Task description: Exactly and only the lines from the one containing "What matplotlib code" through the one containing "s.set_visible(False)" are to be repeated, both ends included.

Record set:
-------

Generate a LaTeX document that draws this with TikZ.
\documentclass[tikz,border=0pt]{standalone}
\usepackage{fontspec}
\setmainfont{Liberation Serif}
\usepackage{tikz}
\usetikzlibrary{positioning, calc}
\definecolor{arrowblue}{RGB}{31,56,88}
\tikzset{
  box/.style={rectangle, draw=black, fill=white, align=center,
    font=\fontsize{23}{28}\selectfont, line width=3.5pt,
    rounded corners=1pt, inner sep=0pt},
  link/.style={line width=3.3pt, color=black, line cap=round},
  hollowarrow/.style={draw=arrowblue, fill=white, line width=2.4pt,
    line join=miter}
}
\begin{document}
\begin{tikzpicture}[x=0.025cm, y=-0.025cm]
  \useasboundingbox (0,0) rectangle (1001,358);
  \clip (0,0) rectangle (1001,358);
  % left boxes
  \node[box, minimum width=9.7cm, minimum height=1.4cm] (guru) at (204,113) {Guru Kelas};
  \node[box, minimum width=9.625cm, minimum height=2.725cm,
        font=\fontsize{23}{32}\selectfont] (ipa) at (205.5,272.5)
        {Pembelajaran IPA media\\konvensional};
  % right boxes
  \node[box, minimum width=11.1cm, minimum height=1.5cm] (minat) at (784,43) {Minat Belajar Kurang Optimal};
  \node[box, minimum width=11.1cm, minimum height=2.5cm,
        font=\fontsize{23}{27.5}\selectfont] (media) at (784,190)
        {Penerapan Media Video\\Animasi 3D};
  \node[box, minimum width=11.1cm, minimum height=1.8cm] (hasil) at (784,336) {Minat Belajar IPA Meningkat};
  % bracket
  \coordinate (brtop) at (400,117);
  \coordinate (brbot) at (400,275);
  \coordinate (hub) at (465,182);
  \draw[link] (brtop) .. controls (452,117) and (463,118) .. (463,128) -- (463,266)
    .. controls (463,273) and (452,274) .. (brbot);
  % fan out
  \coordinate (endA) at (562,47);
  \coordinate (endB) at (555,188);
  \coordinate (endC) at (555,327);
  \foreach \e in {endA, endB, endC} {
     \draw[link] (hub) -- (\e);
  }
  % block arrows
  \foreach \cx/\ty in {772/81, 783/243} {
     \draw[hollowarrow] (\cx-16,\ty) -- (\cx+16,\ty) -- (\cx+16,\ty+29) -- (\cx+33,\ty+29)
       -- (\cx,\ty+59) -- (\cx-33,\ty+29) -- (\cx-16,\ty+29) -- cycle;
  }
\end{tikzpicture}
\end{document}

-------

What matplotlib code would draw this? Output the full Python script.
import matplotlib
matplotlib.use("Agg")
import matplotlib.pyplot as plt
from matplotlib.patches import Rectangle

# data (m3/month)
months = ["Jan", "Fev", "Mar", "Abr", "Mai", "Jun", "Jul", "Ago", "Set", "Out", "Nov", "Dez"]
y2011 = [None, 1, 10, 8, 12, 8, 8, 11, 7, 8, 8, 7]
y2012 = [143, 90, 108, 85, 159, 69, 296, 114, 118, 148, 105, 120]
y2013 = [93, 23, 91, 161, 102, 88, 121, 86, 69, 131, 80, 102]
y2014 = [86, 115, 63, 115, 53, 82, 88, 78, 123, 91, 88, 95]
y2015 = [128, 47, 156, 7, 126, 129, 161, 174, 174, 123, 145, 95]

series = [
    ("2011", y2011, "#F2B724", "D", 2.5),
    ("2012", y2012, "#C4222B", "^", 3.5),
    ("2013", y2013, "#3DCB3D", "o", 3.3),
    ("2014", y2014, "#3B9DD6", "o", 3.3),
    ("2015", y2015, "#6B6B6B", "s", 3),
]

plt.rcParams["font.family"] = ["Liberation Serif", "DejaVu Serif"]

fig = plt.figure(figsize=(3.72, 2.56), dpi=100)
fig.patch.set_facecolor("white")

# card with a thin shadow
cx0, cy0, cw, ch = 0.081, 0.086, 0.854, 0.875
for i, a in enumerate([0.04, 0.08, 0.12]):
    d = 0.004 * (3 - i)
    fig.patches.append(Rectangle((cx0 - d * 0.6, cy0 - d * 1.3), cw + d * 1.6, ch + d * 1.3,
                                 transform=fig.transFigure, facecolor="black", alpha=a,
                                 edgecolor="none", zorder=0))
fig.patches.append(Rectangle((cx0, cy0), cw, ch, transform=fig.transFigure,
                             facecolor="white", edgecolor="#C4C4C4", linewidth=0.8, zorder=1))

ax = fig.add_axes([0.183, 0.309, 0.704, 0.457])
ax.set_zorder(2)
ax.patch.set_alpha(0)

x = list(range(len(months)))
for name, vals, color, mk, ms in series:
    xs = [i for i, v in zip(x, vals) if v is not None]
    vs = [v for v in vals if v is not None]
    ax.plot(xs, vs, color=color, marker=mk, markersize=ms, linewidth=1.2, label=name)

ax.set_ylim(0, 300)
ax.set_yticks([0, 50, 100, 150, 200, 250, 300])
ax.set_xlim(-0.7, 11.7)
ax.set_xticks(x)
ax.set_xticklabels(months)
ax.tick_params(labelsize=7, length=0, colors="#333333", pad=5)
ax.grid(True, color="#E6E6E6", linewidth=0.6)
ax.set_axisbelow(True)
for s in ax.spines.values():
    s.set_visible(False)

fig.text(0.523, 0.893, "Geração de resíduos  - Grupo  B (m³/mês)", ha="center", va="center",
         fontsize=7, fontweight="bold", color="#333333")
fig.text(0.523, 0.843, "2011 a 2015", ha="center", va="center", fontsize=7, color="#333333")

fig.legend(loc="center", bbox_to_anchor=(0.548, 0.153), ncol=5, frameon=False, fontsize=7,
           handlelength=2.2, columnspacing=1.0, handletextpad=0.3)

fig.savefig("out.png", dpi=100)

-------

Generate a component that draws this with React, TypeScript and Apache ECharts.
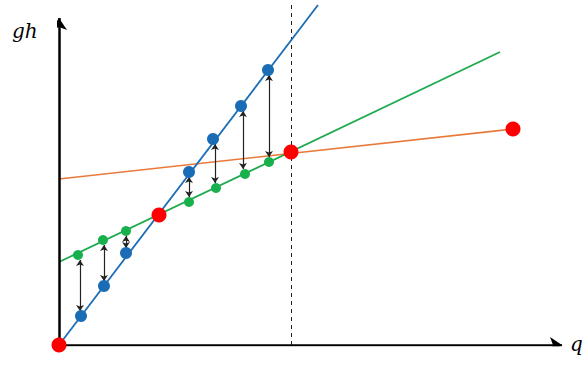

-------

Output:
What matplotlib code would draw this? Output the full Python script.
import matplotlib
matplotlib.use("Agg")
import matplotlib.pyplot as plt
from matplotlib.patches import Rectangle

# data (m3/month)
months = ["Jan", "Fev", "Mar", "Abr", "Mai", "Jun", "Jul", "Ago", "Set", "Out", "Nov", "Dez"]
y2011 = [None, 1, 10, 8, 12, 8, 8, 11, 7, 8, 8, 7]
y2012 = [143, 90, 108, 85, 159, 69, 296, 114, 118, 148, 105, 120]
y2013 = [93, 23, 91, 161, 102, 88, 121, 86, 69, 131, 80, 102]
y2014 = [86, 115, 63, 115, 53, 82, 88, 78, 123, 91, 88, 95]
y2015 = [128, 47, 156, 7, 126, 129, 161, 174, 174, 123, 145, 95]

series = [
    ("2011", y2011, "#F2B724", "D", 2.5),
    ("2012", y2012, "#C4222B", "^", 3.5),
    ("2013", y2013, "#3DCB3D", "o", 3.3),
    ("2014", y2014, "#3B9DD6", "o", 3.3),
    ("2015", y2015, "#6B6B6B", "s", 3),
]

plt.rcParams["font.family"] = ["Liberation Serif", "DejaVu Serif"]

fig = plt.figure(figsize=(3.72, 2.56), dpi=100)
fig.patch.set_facecolor("white")

# card with a thin shadow
cx0, cy0, cw, ch = 0.081, 0.086, 0.854, 0.875
for i, a in enumerate([0.04, 0.08, 0.12]):
    d = 0.004 * (3 - i)
    fig.patches.append(Rectangle((cx0 - d * 0.6, cy0 - d * 1.3), cw + d * 1.6, ch + d * 1.3,
                                 transform=fig.transFigure, facecolor="black", alpha=a,
                                 edgecolor="none", zorder=0))
fig.patches.append(Rectangle((cx0, cy0), cw, ch, transform=fig.transFigure,
                             facecolor="white", edgecolor="#C4C4C4", linewidth=0.8, zorder=1))

ax = fig.add_axes([0.183, 0.309, 0.704, 0.457])
ax.set_zorder(2)
ax.patch.set_alpha(0)

x = list(range(len(months)))
for name, vals, color, mk, ms in series:
    xs = [i for i, v in zip(x, vals) if v is not None]
    vs = [v for v in vals if v is not None]
    ax.plot(xs, vs, color=color, marker=mk, markersize=ms, linewidth=1.2, label=name)

ax.set_ylim(0, 300)
ax.set_yticks([0, 50, 100, 150, 200, 250, 300])
ax.set_xlim(-0.7, 11.7)
ax.set_xticks(x)
ax.set_xticklabels(months)
ax.tick_params(labelsize=7, length=0, colors="#333333", pad=5)
ax.grid(True, color="#E6E6E6", linewidth=0.6)
ax.set_axisbelow(True)
for s in ax.spines.values():
    s.set_visible(False)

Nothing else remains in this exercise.